In 1992, as the Trustees looked at Mayer’s unbroken stream of developments, they began to consider moderating the pace of Tufts’ development. Mayer, at age 70, was still eagerly initiating new projects, including a massive expansion of the downtown medical school. The board began considering a successor. They compromised with Mayer, by promising him the position of Chancellor of the University, a position newly created for him, with considerable prestige, but limited hands-on influence. Mayer was clearly disappointed. Shortly thereafter, before making his mark from his new office, Mayer died suddenly of a heart attack at the age of seventy-two.

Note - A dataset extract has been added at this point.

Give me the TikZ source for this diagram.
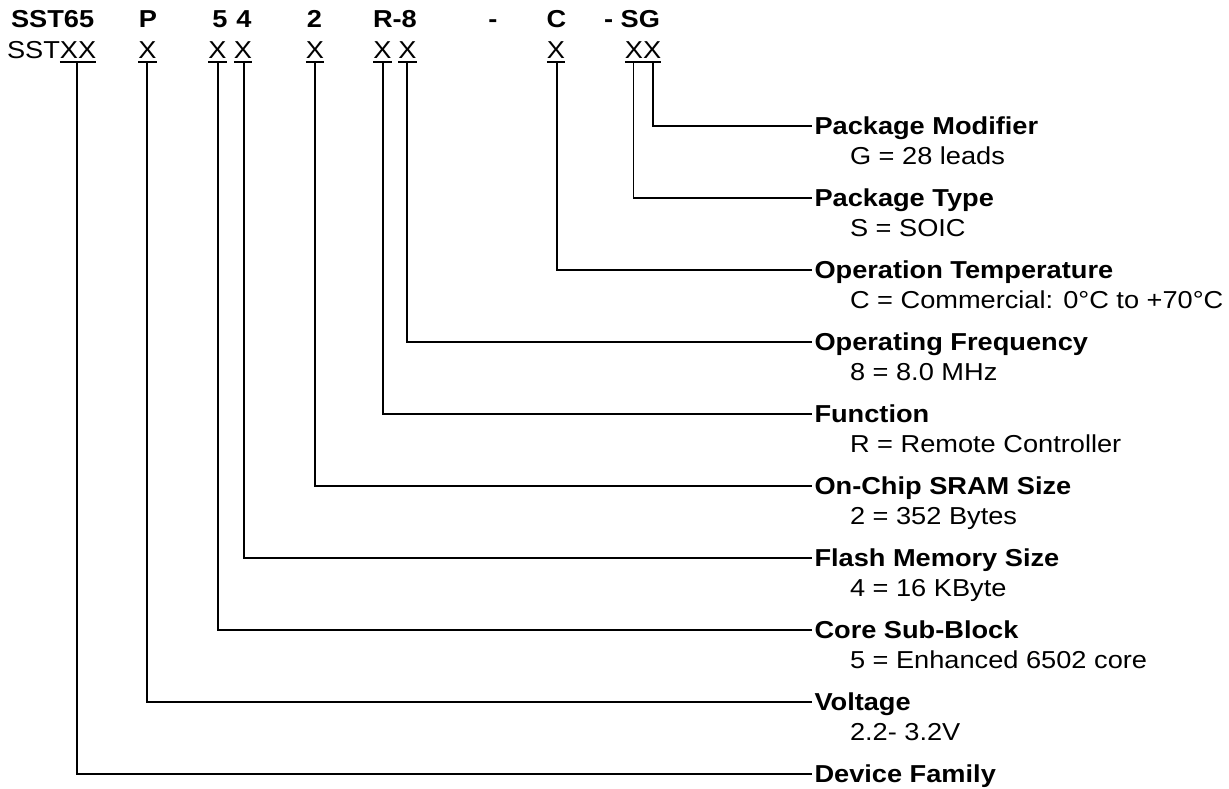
\documentclass[tikz,border=0pt]{standalone}
\usepackage{fontspec}
\setmainfont[FakeStretch=1.11]{Liberation Sans}
\begin{document}
\begin{tikzpicture}[x=1pt,y=-1pt,
  every node/.style={inner sep=0pt,outer sep=0pt,font=\fontsize{24.5}{28}\selectfont},
  codetop/.style={font=\fontsize{24.5}{28}\selectfont\bfseries},
  uline/.style={line width=1.3pt},
  conn/.style={line width=1.8pt},
  lbl/.style={anchor=west,inner xsep=2.5pt,text height=16pt,text depth=0pt,font=\fontsize{24.5}{28}\selectfont\bfseries},
  sub/.style={anchor=base west}
]
\useasboundingbox (0,0) rectangle (1229,788);
% top row
\node[codetop,anchor=base west] (t1) at (11,27) {SST65};
\node[codetop,anchor=base] (t2) at (148,27) {P};
\node[codetop,anchor=base] (t3) at (220,27) {5};
\node[codetop,anchor=base] (t4) at (244,27) {4};
\node[codetop,anchor=base] (t5) at (314.5,27) {2};
\node[codetop,anchor=base west] (t6) at (373,27) {R-8};
\node[codetop,anchor=base] (t7) at (493,27) {-};
\node[codetop,anchor=base] (t8) at (556.5,27) {C};
\node[codetop,anchor=base east] (t9) at (660,27) {- SG};
% second row
\node[anchor=base west] (s0) at (7,58) {SST};
\node[anchor=base west] (s1) at (s0.base east) {XX};
\node[anchor=base] (s2) at (147.5,58) {X};
\node[anchor=base] (s3) at (217.5,58) {X};
\node[anchor=base] (s4) at (243,58) {X};
\node[anchor=base] (s5) at (315,58) {X};
\node[anchor=base] (s6) at (382.5,58) {X};
\node[anchor=base] (s7) at (407.5,58) {X};
\node[anchor=base] (s8) at (556,58) {X};
\node[anchor=base] (s9) at (643,58) {XX};
% underlines
\draw[uline] (s1.west |- 0,62) -- (s1.east |- 0,62);
\foreach \n in {s2,s3,s4,s5,s6,s7,s8,s9}{
  \draw[uline] (\n.west |- 0,62) -- (\n.east |- 0,62);
}
% tap coordinates
\coordinate (tap-df) at (77,62);
\coordinate (tap-vo) at (147,62);
\coordinate (tap-cs) at (218,62);
\coordinate (tap-fm) at (244,62);
\coordinate (tap-os) at (315,62);
\coordinate (tap-fn) at (383,62);
\coordinate (tap-of) at (407,62);
\coordinate (tap-ot) at (557,62);
\coordinate (tap-pt) at (633.5,62);
\coordinate (tap-pm) at (653,62);
% labels
\node[lbl] (pm) at (812,126) {Package Modifier};
\node[sub] (d-pm) at (850,164) {G = 28 leads};
\node[lbl] (pt) at (812,198) {Package Type};
\node[sub] (d-pt) at (850,236) {S = SOIC};
\node[lbl] (ot) at (812,270) {Operation Temperature};
\node[sub] (d-ot) at (850,308) {C = Commercial: 0°C to +70°C};
\node[lbl] (of) at (812,342) {Operating Frequency};
\node[sub] (d-of) at (850,380) {8 = 8.0 MHz};
\node[lbl] (fn) at (812,414) {Function};
\node[sub] (d-fn) at (850,452) {R = Remote Controller};
\node[lbl] (os) at (812,486) {On-Chip SRAM Size};
\node[sub] (d-os) at (850,524) {2 = 352 Bytes};
\node[lbl] (fm) at (812,558) {Flash Memory Size};
\node[sub] (d-fm) at (850,596) {4 = 16 KByte};
\node[lbl] (cs) at (812,630) {Core Sub-Block};
\node[sub] (d-cs) at (850,668) {5 = Enhanced 6502 core};
\node[lbl] (vo) at (812,702) {Voltage};
\node[sub] (d-vo) at (850,740) {2.2- 3.2V};
\node[lbl] (df) at (812,774) {Device Family};
% connectors
\foreach \a in {pm,pt,ot,of,fn,os,fm,cs,vo,df}{
  \draw[conn] (tap-\a) |- (\a.west);
}
\end{tikzpicture}
\end{document}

Jean Mayer and Tufts in the New York Times

At  Tufts, the pace of Jean Mayer’s activity was astonishing. A New York Times article in 1986—when Mayer has been leading the university for a decade—breathlessly enumerated his accomplishments: “[Tufts] has broken new ground with centers for the study of environmental medicine and aging, and graduate programs in nutrition and veterinary medicine.” The program in nutrition—Mayer’s own field of research—was the first such enterprise in the nation. The veterinary school was part of Mayer’s push to increase New England’s educational offerings, and today, remains the only such institution in the region.

Other portions of the stolid institution were revitalized: new centers proliferated. A center for health communications opened on Tuft’s Boston campus, followed by another on environmental management, and another on aging. Mayer’s burst of  activity lifted the perception of Tufts as “a sound, middle-aged university that seemed forever in the shadow of Harvard and MIT.” His feverish pace attracted critics, but few could argue that he wasn’t doing his job: shortly after assuming the role, Mayer launched a $145 million capital campaign, the largest in the school’s history.

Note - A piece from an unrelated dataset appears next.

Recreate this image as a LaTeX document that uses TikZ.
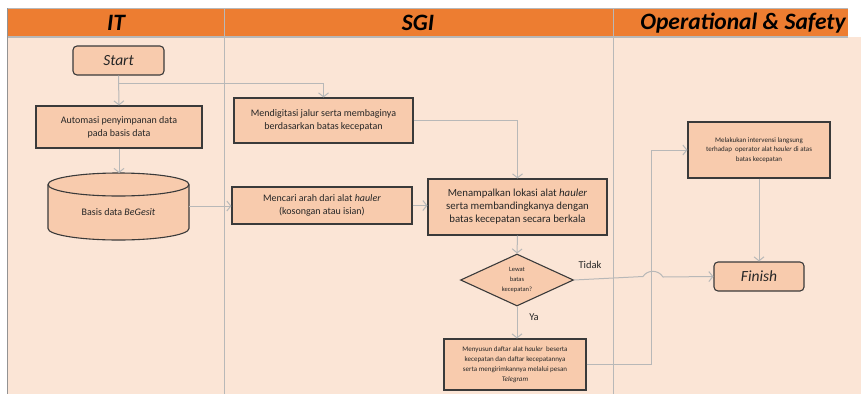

His many changes ruffled some feathers. “I had to replace every dean and vice president because they were not performing as I expected,” Mayer told the New York Times. Such bold claims were characteristic of Mayer, who nevertheless, struck many as “warm, thoughtful, [and] witty.”

— Redacted from “Jean Mayer’s Decade at Tufts: A Stamp of Passion,” in The New York Times, June 8, 1986.

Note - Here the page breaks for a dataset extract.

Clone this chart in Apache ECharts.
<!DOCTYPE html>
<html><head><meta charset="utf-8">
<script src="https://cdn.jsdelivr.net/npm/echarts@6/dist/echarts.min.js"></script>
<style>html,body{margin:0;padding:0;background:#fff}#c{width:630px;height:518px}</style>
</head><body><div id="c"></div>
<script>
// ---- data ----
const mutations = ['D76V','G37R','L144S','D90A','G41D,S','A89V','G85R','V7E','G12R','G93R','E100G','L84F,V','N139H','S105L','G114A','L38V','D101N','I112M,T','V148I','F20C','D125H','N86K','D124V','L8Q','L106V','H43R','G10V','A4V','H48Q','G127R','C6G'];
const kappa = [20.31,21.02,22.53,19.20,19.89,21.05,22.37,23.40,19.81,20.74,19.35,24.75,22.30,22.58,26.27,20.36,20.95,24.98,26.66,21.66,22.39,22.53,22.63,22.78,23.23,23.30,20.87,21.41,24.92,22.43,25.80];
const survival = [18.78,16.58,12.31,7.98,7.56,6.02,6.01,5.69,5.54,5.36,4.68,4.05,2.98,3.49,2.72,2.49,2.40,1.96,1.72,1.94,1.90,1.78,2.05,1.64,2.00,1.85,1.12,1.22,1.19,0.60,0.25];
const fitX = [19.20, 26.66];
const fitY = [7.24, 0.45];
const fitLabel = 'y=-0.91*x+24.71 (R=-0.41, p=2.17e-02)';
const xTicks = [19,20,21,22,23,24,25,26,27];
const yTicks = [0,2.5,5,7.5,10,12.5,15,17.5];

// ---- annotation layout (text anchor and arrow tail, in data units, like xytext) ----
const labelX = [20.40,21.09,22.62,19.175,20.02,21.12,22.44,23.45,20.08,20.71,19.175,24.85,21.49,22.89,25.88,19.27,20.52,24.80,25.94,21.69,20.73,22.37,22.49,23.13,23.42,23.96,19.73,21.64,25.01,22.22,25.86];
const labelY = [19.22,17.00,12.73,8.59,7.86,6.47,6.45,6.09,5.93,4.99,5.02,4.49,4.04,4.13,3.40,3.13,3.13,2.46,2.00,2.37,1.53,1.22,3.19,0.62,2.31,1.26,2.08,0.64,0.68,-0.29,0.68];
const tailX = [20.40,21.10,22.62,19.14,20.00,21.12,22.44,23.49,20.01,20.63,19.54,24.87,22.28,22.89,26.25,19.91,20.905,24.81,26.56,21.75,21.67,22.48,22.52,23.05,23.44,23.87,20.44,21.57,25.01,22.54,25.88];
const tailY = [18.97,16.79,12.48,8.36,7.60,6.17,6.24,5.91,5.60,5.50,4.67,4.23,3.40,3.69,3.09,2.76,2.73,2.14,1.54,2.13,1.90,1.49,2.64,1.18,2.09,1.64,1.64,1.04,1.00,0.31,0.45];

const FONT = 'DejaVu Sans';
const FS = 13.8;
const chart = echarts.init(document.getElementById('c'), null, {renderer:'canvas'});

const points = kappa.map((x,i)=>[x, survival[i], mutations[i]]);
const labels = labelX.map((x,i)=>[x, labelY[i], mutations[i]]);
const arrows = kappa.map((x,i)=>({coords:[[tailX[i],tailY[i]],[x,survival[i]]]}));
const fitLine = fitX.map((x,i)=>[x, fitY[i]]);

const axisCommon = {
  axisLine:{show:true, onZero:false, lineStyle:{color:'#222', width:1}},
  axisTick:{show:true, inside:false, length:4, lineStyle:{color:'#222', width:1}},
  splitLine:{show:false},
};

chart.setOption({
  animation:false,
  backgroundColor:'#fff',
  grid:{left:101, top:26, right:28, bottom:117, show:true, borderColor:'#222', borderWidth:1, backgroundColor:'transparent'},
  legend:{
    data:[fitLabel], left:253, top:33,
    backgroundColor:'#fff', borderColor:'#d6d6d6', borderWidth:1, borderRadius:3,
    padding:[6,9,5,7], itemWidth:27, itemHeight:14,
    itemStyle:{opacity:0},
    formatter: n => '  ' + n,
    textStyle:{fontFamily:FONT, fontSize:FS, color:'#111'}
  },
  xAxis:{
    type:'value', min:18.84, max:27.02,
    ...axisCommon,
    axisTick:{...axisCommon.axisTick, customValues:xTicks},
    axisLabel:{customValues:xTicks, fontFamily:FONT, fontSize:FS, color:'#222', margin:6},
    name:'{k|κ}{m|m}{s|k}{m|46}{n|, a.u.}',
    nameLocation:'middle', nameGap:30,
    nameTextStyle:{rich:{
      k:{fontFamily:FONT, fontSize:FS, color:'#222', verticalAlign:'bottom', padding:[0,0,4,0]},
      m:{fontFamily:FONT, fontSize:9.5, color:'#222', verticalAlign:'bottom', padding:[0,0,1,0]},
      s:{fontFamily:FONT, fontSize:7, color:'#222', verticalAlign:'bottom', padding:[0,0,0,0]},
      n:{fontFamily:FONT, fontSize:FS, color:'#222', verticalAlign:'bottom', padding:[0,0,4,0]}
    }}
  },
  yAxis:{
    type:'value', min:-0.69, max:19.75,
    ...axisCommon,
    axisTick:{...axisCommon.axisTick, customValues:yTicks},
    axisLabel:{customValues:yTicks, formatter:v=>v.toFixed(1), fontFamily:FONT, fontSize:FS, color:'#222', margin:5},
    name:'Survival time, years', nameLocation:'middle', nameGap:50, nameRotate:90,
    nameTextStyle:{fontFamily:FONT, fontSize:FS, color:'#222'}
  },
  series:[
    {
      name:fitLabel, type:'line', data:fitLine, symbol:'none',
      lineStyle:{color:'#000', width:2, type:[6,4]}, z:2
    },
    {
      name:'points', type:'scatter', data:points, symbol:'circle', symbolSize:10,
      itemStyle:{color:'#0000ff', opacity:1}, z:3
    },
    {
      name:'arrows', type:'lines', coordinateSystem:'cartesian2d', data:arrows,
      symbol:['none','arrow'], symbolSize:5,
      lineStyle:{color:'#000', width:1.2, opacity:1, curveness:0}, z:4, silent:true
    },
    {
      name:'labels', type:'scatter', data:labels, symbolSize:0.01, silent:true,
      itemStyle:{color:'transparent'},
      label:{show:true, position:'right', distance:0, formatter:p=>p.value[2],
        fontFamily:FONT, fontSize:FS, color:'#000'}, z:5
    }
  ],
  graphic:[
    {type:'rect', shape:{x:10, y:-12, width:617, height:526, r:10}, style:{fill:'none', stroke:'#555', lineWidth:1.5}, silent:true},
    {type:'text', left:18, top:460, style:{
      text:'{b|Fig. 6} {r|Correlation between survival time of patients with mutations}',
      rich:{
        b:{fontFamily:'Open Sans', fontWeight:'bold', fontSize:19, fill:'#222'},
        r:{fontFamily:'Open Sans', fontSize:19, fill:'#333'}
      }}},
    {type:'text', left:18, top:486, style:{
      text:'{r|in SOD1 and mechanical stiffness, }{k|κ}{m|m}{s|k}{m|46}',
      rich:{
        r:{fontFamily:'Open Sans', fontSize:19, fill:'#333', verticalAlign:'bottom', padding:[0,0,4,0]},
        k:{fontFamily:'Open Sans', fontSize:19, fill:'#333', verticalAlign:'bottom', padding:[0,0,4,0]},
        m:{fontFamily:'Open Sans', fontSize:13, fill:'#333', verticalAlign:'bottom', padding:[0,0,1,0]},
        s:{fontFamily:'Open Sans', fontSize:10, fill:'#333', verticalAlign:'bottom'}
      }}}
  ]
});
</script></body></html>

Mayer’s New York Times Obituary

A Dazzling Career

Dr. Jean Mayer’s career was stunning in its breadth and diversity: French-born, Mayer fought with great distinction for the Free French forces during World War II, acquiring a dozen-odd lofty military honors. In his academic career, he became a global spokesperson on issues of poverty, aging, malnutrition, and obesity, advising three presidents on national policies and global, penning some 750 academic papers and 10 books. He taught at Harvard for 25 years, before proceeding to helm Tufts for nearly two decades, transforming a small liberal-arts college into a research university.

Advised Presidents

Mayer was an adviser to President Richard M. Nixon, and organized the 1969 White House Conference on food, Nutrition, and health, which led to the introduction of food stamps for the poor and an expansion of the school lunch program for the needy.

He traveled on relief missions around the world, raising the profile of global poverty an nutrition issues, and promoting increased foreign aid to poverty-stricken regions.

— From Jean Mayer’s New York Times obituary, January 2, 1993.